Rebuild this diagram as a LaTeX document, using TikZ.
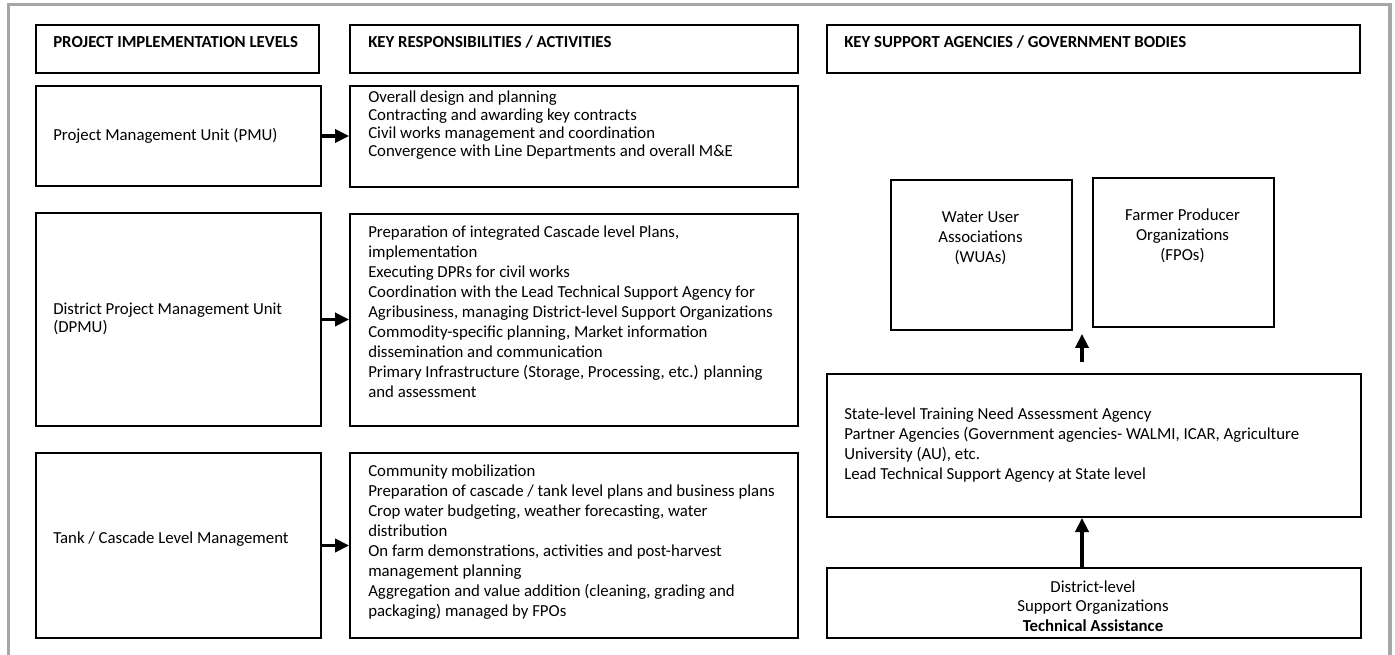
\documentclass[tikz,border=0pt]{standalone}
\usepackage{fontspec}
\setmainfont{Carlito}
\usetikzlibrary{arrows.meta,calc}
\definecolor{framegray}{HTML}{A6A6A6}
\newcommand\pxbox[5]{\node[box,minimum width=(#4-#2)*0.75pt,minimum height=(#5-#3)*0.75pt] (#1) at (#2,#3) {};}
\begin{document}
\begin{tikzpicture}[x=0.75pt,y=-0.75pt,
  box/.style={draw=black,line width=1.5pt,inner sep=0pt,anchor=north west},
  hdr/.style={font=\fontsize{12.6}{15}\selectfont\bfseries,anchor=base west,inner sep=0pt},
  txt/.style={font=\fontsize{12.6}{15}\selectfont,align=left,anchor=west,inner sep=0pt},
  ctxt/.style={font=\fontsize{12.6}{15}\selectfont,align=center,inner sep=0pt},
  arr/.style={line width=2.3pt,-{Triangle[width=10pt,length=10.5pt]}},
  frameline/.style={draw=framegray,line width=2.6pt}]
\useasboundingbox (0,0) rectangle (1395,655);
\draw[frameline] (8.5,670) -- (8.5,4.5) -- (1390,4.5) -- (1390,670);
% boxes
\pxbox{h1}{35}{24}{318}{72}
\pxbox{h2}{349}{24}{797}{72}
\pxbox{h3}{826}{24}{1359}{72}
\pxbox{pmu}{35}{85}{320}{185}
\pxbox{dpmu}{35}{212}{320}{425}
\pxbox{tank}{35}{452}{320}{637}
\pxbox{resp1}{349}{85}{797}{186}
\pxbox{resp2}{349}{213}{797}{425}
\pxbox{resp3}{349}{452}{797}{637}
\pxbox{wua}{890}{179}{1071}{329}
\pxbox{fpo}{1092}{177}{1273}{326}
\pxbox{state}{826}{373}{1360}{516}
\pxbox{district}{826}{567}{1360}{637}
% headers
\node[hdr] (h1t) at (53,48) {PROJECT IMPLEMENTATION LEVELS};
\node[hdr] (h2t) at (368,48) {KEY RESPONSIBILITIES / ACTIVITIES};
\node[hdr] (h3t) at (844,48) {KEY SUPPORT AGENCIES / GOVERNMENT BODIES};
% left column
\node[txt,anchor=base west] (pmut) at (53,141) {Project Management Unit (PMU)};
\node[txt,font=\fontsize{12.6}{13.5}\selectfont] (dpmut) at (53,319) {District Project Management Unit\\(DPMU)};
\node[txt,anchor=base west] (tankt) at (53,543) {Tank / Cascade Level Management};
% responsibilities
\node[txt,font=\fontsize{12.6}{13.5}\selectfont] (resp1t) at (368,125) {Overall design and planning\\Contracting and awarding key contracts\\Civil works management and coordination\\Convergence with Line Departments and overall M\&E};
\node[txt] (resp2t) at (368,312) {Preparation of integrated Cascade level Plans,\\implementation\\Executing DPRs for civil works\\Coordination with the Lead Technical Support Agency for\\Agribusiness, managing District-level Support Organizations\\Commodity-specific planning, Market information\\dissemination and communication\\Primary Infrastructure (Storage, Processing, etc.) planning\\and assessment};
\node[txt] (resp3t) at (368,542) {Community mobilization\\Preparation of cascade / tank level plans and business plans\\Crop water budgeting, weather forecasting, water\\distribution\\On farm demonstrations, activities and post-harvest\\management planning\\Aggregation and value addition (cleaning, grading and\\packaging) managed by FPOs};
% right column
\node[ctxt] (wuat) at (980.5,238) {Water User\\Associations\\(WUAs)};
\node[ctxt] (fpot) at (1182.5,236) {Farmer Producer\\Organizations\\(FPOs)};
\node[txt] (statet) at (844,445) {State-level Training Need Assessment Agency\\Partner Agencies (Government agencies- WALMI, ICAR, Agriculture\\University (AU), etc.\\Lead Technical Support Agency at State level};
\node[ctxt,font=\fontsize{12.6}{14.6}\selectfont] (districtt) at (1093,606) {District-level\\Support Organizations\\\textbf{Technical Assistance}};
% arrows
\draw[arr] (pmu.east) -- (pmu.east -| resp1.west);
\draw[arr] (dpmu.east) -- (dpmu.east -| resp2.west);
\draw[arr] (tank.east) -- (tank.east -| resp3.west);
\coordinate (tipA) at (1082,334);
\draw[arr,shorten <=8pt] (state.north -| tipA) -- (tipA);
\draw[arr] (district.north -| tipA) -- (state.south -| tipA);
\end{tikzpicture}
\end{document}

===============

**Description of the task**
Images in the data above are to be skipped. Retype all other material exactly.

**Full response**
Rebuild this diagram as a LaTeX document, using TikZ.
\documentclass[tikz,border=0pt]{standalone}
\usepackage{fontspec}
\setmainfont{Carlito}
\usetikzlibrary{arrows.meta,calc}
\definecolor{framegray}{HTML}{A6A6A6}
\newcommand\pxbox[5]{\node[box,minimum width=(#4-#2)*0.75pt,minimum height=(#5-#3)*0.75pt] (#1) at (#2,#3) {};}
\begin{document}
\begin{tikzpicture}[x=0.75pt,y=-0.75pt,
  box/.style={draw=black,line width=1.5pt,inner sep=0pt,anchor=north west},
  hdr/.style={font=\fontsize{12.6}{15}\selectfont\bfseries,anchor=base west,inner sep=0pt},
  txt/.style={font=\fontsize{12.6}{15}\selectfont,align=left,anchor=west,inner sep=0pt},
  ctxt/.style={font=\fontsize{12.6}{15}\selectfont,align=center,inner sep=0pt},
  arr/.style={line width=2.3pt,-{Triangle[width=10pt,length=10.5pt]}},
  frameline/.style={draw=framegray,line width=2.6pt}]
\useasboundingbox (0,0) rectangle (1395,655);
\draw[frameline] (8.5,670) -- (8.5,4.5) -- (1390,4.5) -- (1390,670);
% boxes
\pxbox{h1}{35}{24}{318}{72}
\pxbox{h2}{349}{24}{797}{72}
\pxbox{h3}{826}{24}{1359}{72}
\pxbox{pmu}{35}{85}{320}{185}
\pxbox{dpmu}{35}{212}{320}{425}
\pxbox{tank}{35}{452}{320}{637}
\pxbox{resp1}{349}{85}{797}{186}
\pxbox{resp2}{349}{213}{797}{425}
\pxbox{resp3}{349}{452}{797}{637}
\pxbox{wua}{890}{179}{1071}{329}
\pxbox{fpo}{1092}{177}{1273}{326}
\pxbox{state}{826}{373}{1360}{516}
\pxbox{district}{826}{567}{1360}{637}
% headers
\node[hdr] (h1t) at (53,48) {PROJECT IMPLEMENTATION LEVELS};
\node[hdr] (h2t) at (368,48) {KEY RESPONSIBILITIES / ACTIVITIES};
\node[hdr] (h3t) at (844,48) {KEY SUPPORT AGENCIES / GOVERNMENT BODIES};
% left column
\node[txt,anchor=base west] (pmut) at (53,141) {Project Management Unit (PMU)};
\node[txt,font=\fontsize{12.6}{13.5}\selectfont] (dpmut) at (53,319) {District Project Management Unit\\(DPMU)};
\node[txt,anchor=base west] (tankt) at (53,543) {Tank / Cascade Level Management};
% responsibilities
\node[txt,font=\fontsize{12.6}{13.5}\selectfont] (resp1t) at (368,125) {Overall design and planning\\Contracting and awarding key contracts\\Civil works management and coordination\\Convergence with Line Departments and overall M\&E};
\node[txt] (resp2t) at (368,312) {Preparation of integrated Cascade level Plans,\\implementation\\Executing DPRs for civil works\\Coordination with the Lead Technical Support Agency for\\Agribusiness, managing District-level Support Organizations\\Commodity-specific planning, Market information\\dissemination and communication\\Primary Infrastructure (Storage, Processing, etc.) planning\\and assessment};
\node[txt] (resp3t) at (368,542) {Community mobilization\\Preparation of cascade / tank level plans and business plans\\Crop water budgeting, weather forecasting, water\\distribution\\On farm demonstrations, activities and post-harvest\\management planning\\Aggregation and value addition (cleaning, grading and\\packaging) managed by FPOs};
% right column
\node[ctxt] (wuat) at (980.5,238) {Water User\\Associations\\(WUAs)};
\node[ctxt] (fpot) at (1182.5,236) {Farmer Producer\\Organizations\\(FPOs)};
\node[txt] (statet) at (844,445) {State-level Training Need Assessment Agency\\Partner Agencies (Government agencies- WALMI, ICAR, Agriculture\\University (AU), etc.\\Lead Technical Support Agency at State level};
\node[ctxt,font=\fontsize{12.6}{14.6}\selectfont] (districtt) at (1093,606) {District-level\\Support Organizations\\\textbf{Technical Assistance}};
% arrows
\draw[arr] (pmu.east) -- (pmu.east -| resp1.west);
\draw[arr] (dpmu.east) -- (dpmu.east -| resp2.west);
\draw[arr] (tank.east) -- (tank.east -| resp3.west);
\coordinate (tipA) at (1082,334);
\draw[arr,shorten <=8pt] (state.north -| tipA) -- (tipA);
\draw[arr] (district.north -| tipA) -- (state.south -| tipA);
\end{tikzpicture}
\end{document}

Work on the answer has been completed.